Single nickel atoms confined in N-doped porous carbon for CO2 electroreduction coupled with pollutants degradation

Single-atom catalysts (SACs) have exhibited great potential for CO 2 electroreduction (CO 2 RR), but designing highly active and cost-effective SACs remains a challenge. In this study, a pyrolysis strategy with space-limiting materials as the precursors is developed to synthesize a highly active Ni-SAs/NC catalyst, and an atomic Ni loading of 2.16 wt% is achieved. The coordination style of Ni atoms is determined to be Ni-N 3 by XAS. During the CO 2 RR test, a CO Faradaic efficiency of 98.21 % at -0.8 V vs.

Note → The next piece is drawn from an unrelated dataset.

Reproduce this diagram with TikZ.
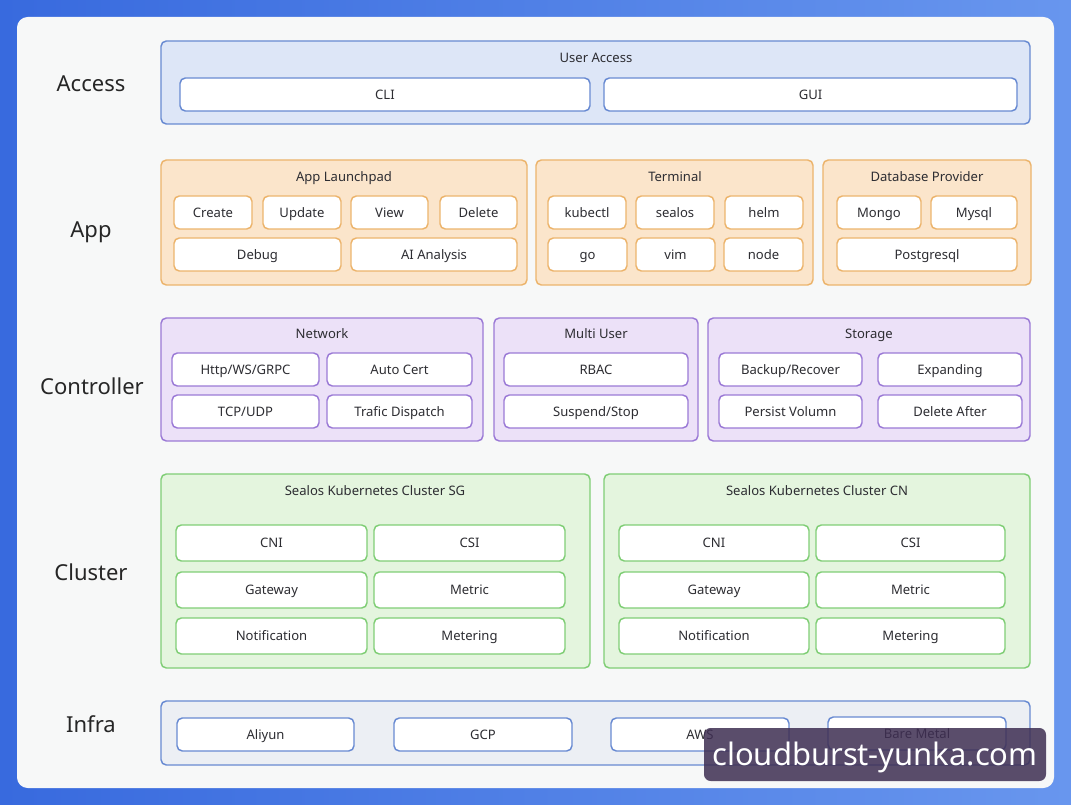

RHE can be achieved with a turnover frequency of 2378 h -1 . A long-term stability can also be obtained with negligible deactivation in 24 h, surpassing most of previously reported non-noble metal catalysts. In addition, a novel dual-function reaction system was fabricated to integrate CO 2 RR with electrochemical oxidation processes (EAOPs) for pollutants degradation. With δ-MnO 2 /NF as the anode, 100 % of 40 ppm RhB can be degraded within 30 min in the range of -0.6 V ∼ -1.0 V. This system can thus enable the reduction of CO 2 to CO and degradation of pollutants in the anodic cell simultaneously. The introduction of EAOPs as the anodic reaction provides a more cost-effective method for electrochemical CO 2 reduction.